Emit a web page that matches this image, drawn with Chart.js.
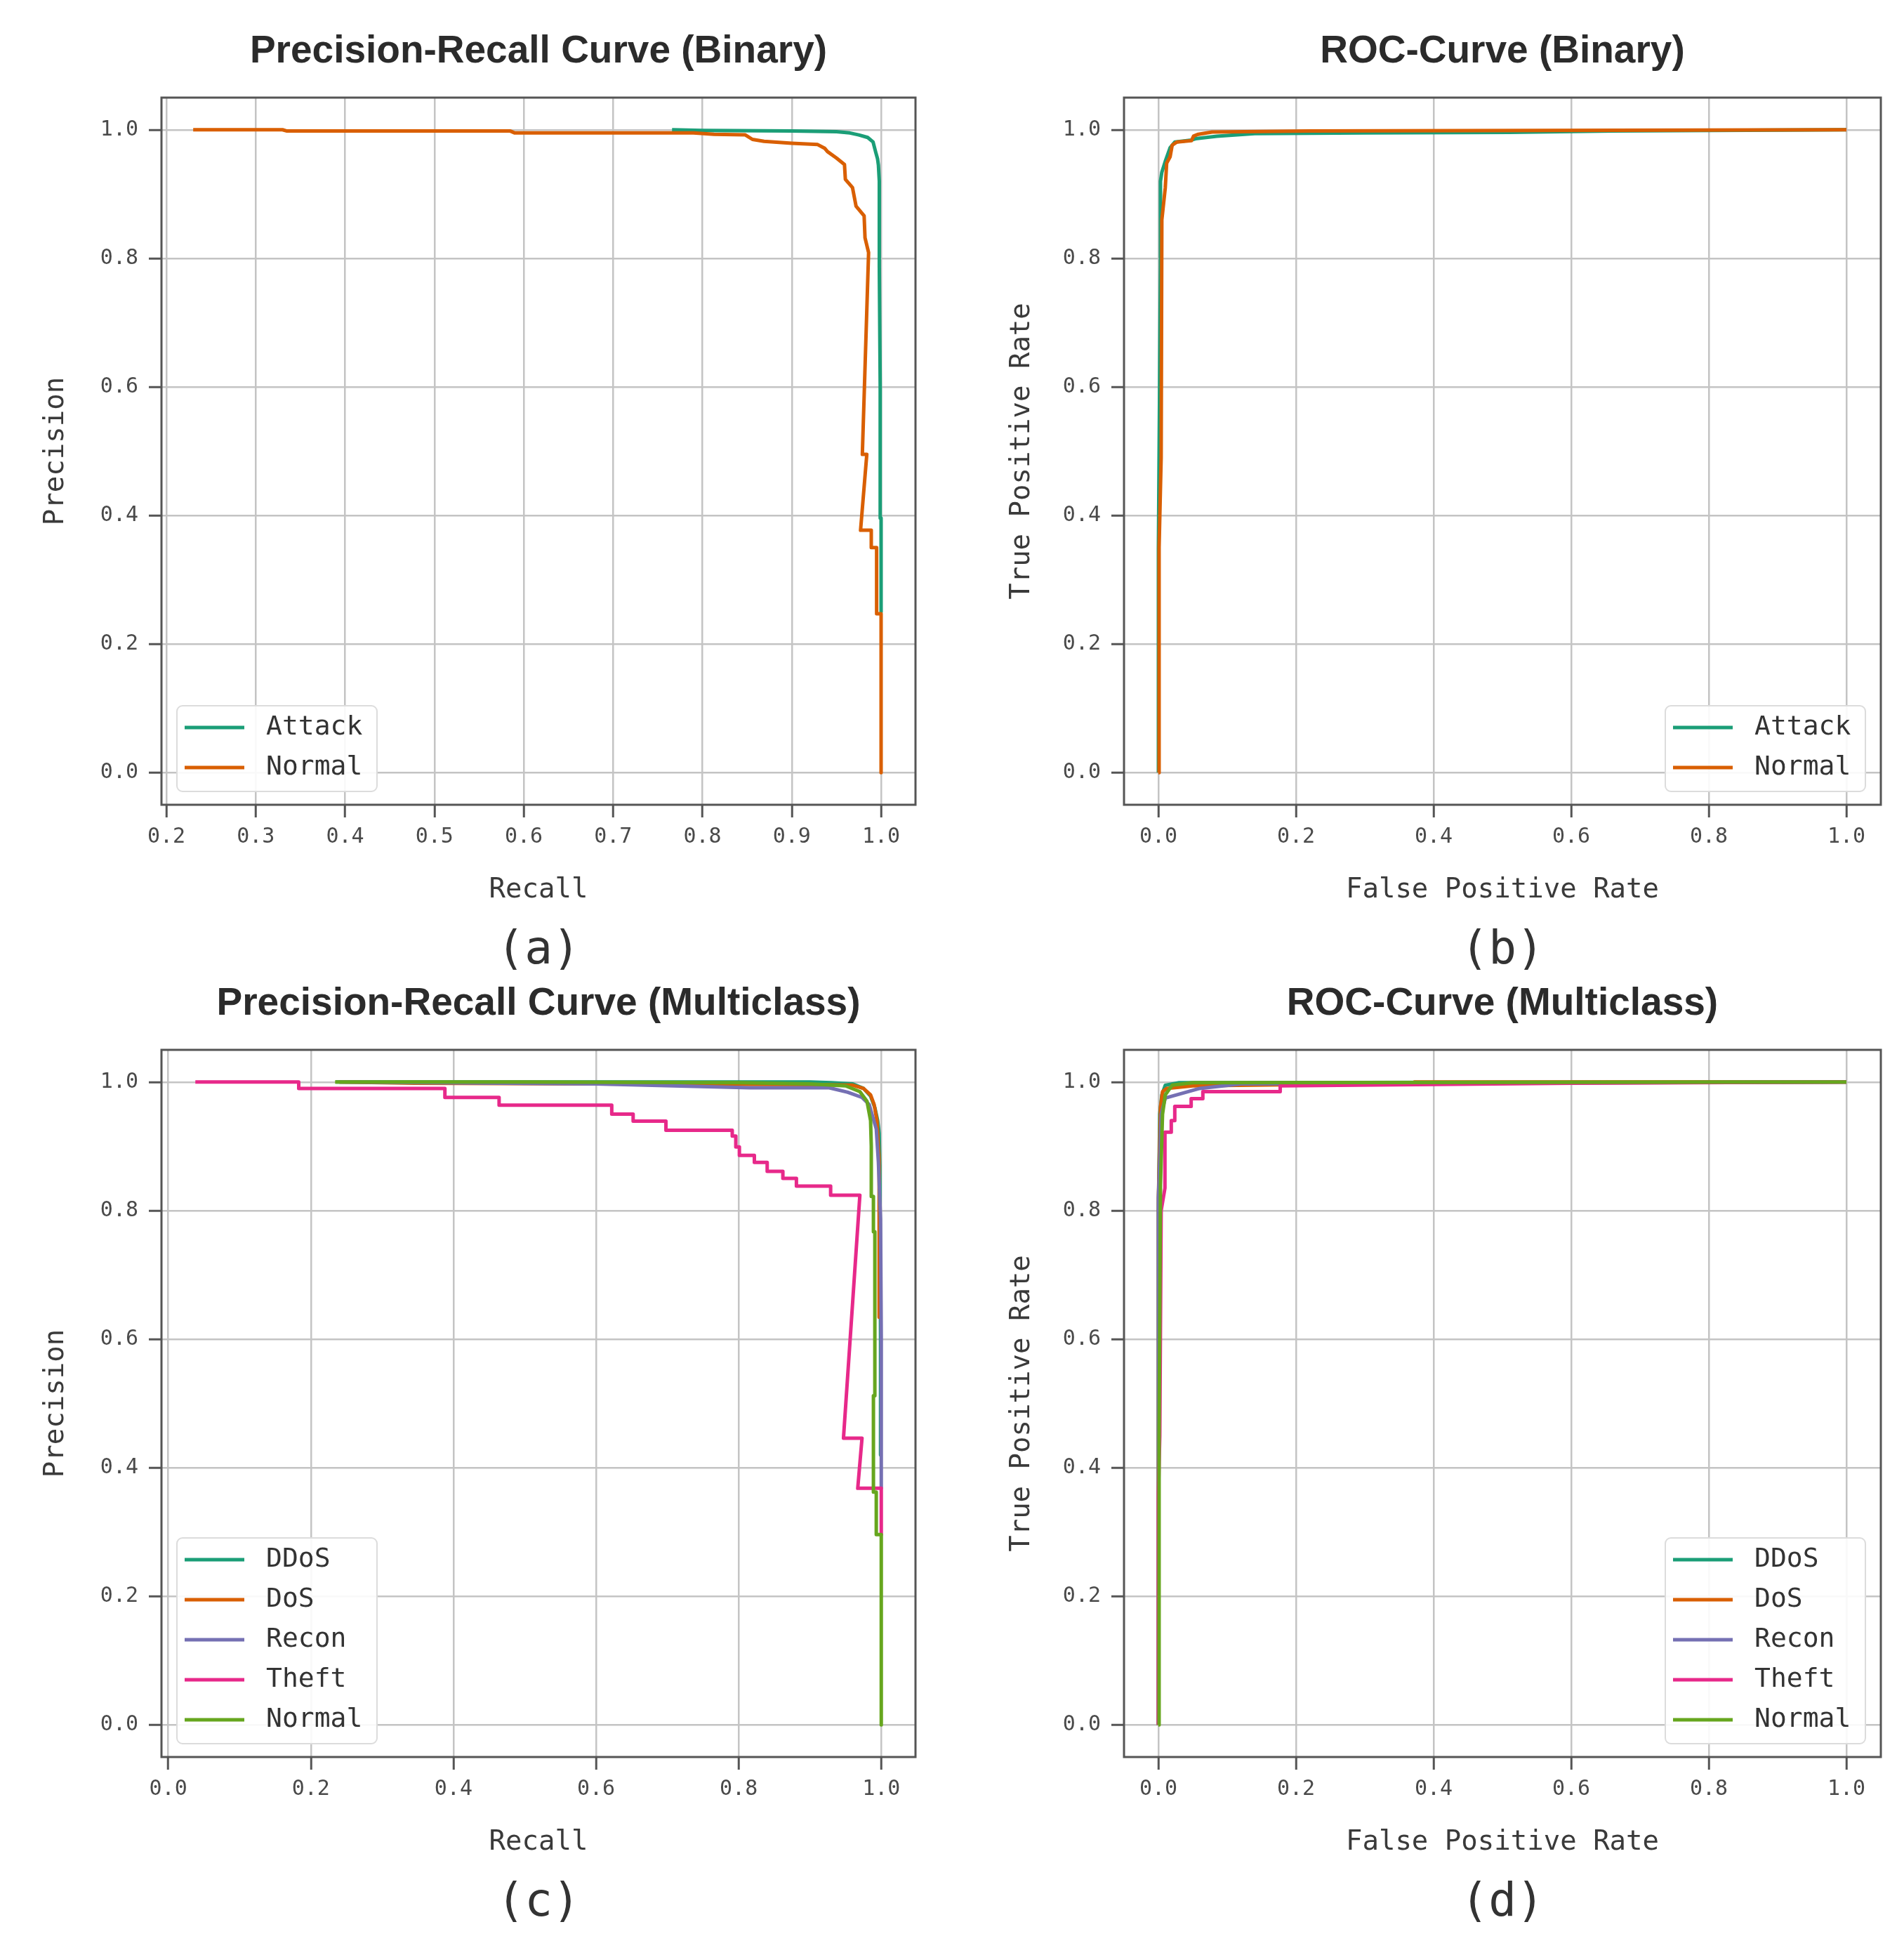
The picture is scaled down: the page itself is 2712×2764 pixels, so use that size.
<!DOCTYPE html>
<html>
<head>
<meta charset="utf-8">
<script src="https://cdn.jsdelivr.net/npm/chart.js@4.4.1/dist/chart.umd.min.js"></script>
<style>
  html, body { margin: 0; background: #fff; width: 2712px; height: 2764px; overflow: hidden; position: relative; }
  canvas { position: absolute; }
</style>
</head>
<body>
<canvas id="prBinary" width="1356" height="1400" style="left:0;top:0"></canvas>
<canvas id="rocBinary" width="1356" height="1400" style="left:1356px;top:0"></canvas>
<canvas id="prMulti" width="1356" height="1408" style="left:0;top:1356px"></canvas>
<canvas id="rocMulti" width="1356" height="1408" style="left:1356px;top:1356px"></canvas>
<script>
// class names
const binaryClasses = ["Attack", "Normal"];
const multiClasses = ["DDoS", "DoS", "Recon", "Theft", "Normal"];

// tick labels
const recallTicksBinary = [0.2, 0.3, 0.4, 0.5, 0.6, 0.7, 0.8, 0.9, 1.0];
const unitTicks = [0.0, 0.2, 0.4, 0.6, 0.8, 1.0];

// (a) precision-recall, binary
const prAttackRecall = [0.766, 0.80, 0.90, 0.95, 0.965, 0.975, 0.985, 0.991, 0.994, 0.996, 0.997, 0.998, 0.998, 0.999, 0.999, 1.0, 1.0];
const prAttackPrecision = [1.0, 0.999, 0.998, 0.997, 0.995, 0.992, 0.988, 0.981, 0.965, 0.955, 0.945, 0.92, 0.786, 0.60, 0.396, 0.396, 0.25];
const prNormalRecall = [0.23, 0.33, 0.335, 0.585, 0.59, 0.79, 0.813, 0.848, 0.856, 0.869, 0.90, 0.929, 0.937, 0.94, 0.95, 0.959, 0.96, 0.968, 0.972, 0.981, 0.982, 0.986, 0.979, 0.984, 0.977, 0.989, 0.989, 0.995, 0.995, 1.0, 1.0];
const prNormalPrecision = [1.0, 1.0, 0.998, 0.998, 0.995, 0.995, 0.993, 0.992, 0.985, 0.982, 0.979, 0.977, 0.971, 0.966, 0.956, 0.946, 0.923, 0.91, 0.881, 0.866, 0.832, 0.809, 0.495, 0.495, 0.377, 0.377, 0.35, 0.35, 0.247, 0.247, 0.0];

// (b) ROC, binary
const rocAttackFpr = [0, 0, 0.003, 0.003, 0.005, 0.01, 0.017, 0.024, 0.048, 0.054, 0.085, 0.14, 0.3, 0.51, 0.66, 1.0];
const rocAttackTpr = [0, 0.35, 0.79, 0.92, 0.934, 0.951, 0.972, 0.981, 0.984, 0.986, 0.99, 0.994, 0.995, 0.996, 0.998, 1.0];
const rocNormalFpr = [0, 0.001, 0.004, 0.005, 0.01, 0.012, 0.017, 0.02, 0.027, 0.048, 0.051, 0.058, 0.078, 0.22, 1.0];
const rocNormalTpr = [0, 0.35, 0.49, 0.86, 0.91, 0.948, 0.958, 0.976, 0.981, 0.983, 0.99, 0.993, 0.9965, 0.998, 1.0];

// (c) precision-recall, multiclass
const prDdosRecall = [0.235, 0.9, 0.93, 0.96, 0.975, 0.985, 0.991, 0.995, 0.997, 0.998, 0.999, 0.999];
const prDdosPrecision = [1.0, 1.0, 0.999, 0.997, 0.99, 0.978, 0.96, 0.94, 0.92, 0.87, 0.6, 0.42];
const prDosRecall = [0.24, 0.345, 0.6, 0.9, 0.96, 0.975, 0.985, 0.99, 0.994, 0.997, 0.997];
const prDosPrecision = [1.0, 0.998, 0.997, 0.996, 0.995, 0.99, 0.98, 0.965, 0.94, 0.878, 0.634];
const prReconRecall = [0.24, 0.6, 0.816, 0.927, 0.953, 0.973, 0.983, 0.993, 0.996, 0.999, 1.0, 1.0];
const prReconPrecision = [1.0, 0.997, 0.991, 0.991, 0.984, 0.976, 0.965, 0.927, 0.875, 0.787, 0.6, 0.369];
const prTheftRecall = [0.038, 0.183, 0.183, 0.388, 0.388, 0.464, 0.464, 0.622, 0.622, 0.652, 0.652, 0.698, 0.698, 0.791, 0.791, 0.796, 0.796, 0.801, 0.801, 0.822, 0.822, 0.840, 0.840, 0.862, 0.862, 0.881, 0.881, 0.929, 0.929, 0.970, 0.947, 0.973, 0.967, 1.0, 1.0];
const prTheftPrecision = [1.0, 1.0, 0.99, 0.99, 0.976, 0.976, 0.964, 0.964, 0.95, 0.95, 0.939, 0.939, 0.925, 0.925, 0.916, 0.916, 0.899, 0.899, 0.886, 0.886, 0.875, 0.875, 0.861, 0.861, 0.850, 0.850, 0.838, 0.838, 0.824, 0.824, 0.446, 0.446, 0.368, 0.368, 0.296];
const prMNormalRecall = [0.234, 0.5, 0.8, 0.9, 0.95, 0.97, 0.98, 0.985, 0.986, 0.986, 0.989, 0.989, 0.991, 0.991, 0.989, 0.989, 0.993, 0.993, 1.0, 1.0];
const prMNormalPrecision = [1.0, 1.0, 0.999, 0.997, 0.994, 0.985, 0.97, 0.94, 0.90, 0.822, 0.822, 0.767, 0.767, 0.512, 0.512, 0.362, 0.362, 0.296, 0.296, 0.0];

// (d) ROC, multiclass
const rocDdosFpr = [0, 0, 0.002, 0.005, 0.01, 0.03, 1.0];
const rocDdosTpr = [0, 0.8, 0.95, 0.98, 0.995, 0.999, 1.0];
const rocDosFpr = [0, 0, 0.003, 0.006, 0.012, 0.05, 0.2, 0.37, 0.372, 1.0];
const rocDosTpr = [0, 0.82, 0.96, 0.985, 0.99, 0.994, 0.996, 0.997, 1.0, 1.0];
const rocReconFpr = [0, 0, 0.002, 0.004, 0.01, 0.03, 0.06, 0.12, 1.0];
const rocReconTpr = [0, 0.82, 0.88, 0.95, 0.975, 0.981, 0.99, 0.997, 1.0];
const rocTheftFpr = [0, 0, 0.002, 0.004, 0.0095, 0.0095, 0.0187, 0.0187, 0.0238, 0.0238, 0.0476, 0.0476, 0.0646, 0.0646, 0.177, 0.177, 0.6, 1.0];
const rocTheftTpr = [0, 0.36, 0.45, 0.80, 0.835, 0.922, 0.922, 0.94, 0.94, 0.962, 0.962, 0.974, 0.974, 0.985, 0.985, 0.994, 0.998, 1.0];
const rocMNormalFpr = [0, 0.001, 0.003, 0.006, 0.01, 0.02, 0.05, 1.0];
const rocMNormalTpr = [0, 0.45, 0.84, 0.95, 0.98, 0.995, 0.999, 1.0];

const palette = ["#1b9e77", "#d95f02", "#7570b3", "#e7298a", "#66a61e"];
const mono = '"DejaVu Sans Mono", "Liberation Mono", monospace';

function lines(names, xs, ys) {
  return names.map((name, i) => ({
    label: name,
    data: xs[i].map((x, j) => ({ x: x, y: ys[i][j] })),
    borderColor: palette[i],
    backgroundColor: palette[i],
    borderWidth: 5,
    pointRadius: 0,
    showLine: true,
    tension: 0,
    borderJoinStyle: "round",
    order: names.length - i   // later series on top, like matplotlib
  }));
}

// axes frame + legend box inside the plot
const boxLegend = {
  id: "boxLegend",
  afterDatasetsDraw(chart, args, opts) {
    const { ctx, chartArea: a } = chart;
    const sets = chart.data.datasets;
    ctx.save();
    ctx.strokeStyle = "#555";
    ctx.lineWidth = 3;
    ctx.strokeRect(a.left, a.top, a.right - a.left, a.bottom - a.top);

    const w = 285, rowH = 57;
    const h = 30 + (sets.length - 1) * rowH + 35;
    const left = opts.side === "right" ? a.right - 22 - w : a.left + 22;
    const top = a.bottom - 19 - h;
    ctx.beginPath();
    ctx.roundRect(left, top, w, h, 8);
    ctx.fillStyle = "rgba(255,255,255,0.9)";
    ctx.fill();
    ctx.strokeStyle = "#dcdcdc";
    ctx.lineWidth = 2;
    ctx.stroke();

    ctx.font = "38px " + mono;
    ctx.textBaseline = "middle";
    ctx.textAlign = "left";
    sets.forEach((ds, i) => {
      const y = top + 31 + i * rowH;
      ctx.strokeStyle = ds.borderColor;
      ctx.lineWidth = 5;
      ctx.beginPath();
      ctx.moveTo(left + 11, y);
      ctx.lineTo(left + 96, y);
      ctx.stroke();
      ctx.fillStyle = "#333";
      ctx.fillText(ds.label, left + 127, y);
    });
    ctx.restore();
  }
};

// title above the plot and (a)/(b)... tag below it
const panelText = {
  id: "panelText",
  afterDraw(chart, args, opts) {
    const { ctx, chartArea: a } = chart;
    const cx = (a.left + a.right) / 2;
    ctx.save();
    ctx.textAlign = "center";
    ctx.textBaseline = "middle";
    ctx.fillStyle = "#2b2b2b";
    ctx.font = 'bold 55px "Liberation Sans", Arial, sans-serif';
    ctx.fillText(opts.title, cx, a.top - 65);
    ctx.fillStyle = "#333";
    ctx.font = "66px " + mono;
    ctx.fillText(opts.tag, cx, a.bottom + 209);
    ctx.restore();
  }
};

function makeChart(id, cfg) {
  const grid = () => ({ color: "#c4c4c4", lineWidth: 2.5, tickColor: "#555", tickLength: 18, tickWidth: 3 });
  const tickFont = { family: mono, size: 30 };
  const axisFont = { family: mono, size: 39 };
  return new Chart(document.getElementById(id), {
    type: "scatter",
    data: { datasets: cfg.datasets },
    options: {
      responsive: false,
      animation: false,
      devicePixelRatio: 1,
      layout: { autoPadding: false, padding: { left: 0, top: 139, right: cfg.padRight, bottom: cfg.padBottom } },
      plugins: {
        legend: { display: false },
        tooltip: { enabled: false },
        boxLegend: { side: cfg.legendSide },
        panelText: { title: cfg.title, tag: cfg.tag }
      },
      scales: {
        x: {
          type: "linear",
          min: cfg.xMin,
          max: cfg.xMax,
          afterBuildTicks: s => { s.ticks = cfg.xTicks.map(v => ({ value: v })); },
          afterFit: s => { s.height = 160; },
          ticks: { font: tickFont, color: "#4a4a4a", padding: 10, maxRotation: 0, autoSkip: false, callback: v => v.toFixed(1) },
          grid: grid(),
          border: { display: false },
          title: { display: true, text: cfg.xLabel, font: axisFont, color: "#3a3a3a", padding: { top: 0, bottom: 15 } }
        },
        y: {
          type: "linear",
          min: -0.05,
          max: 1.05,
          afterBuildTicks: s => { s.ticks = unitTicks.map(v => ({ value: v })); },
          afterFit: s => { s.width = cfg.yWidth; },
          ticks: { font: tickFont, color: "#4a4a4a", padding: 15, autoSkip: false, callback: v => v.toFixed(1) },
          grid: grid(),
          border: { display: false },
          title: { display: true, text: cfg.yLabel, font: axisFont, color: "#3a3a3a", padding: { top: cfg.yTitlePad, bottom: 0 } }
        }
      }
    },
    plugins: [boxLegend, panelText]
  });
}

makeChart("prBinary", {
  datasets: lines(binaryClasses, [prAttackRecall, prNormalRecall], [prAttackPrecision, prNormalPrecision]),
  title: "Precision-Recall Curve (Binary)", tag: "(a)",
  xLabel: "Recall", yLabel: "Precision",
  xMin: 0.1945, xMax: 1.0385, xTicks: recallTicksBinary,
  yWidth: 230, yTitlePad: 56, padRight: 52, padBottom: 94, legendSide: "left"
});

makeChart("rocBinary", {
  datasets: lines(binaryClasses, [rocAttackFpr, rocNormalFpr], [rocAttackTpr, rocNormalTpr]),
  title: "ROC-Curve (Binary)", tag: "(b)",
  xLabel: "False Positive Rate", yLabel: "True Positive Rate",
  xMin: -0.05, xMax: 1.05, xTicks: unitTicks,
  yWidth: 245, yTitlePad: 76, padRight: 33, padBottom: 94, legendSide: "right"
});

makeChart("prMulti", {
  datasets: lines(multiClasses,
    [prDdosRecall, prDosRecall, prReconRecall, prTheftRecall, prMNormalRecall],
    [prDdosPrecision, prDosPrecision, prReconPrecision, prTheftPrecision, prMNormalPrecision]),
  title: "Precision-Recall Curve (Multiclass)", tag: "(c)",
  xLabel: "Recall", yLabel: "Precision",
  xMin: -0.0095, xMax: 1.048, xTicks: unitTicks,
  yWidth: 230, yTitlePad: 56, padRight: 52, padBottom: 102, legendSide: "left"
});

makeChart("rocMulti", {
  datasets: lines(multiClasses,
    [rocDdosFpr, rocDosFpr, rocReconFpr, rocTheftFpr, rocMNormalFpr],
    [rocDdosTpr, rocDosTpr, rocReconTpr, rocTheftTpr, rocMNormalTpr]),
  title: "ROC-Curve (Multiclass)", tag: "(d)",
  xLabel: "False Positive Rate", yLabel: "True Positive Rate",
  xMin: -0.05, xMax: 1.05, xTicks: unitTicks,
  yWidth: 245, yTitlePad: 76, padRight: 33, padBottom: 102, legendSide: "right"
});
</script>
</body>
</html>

* WHAT YOU ARE ASKED TO DO
All lines holding the word "that" should be picked out and copied.

* ANSWER FOR THIS EXERCISE
Emit a web page that matches this image, drawn with Chart.js.
The picture is scaled down: the page itself is 2712×2764 pixels, so use that size.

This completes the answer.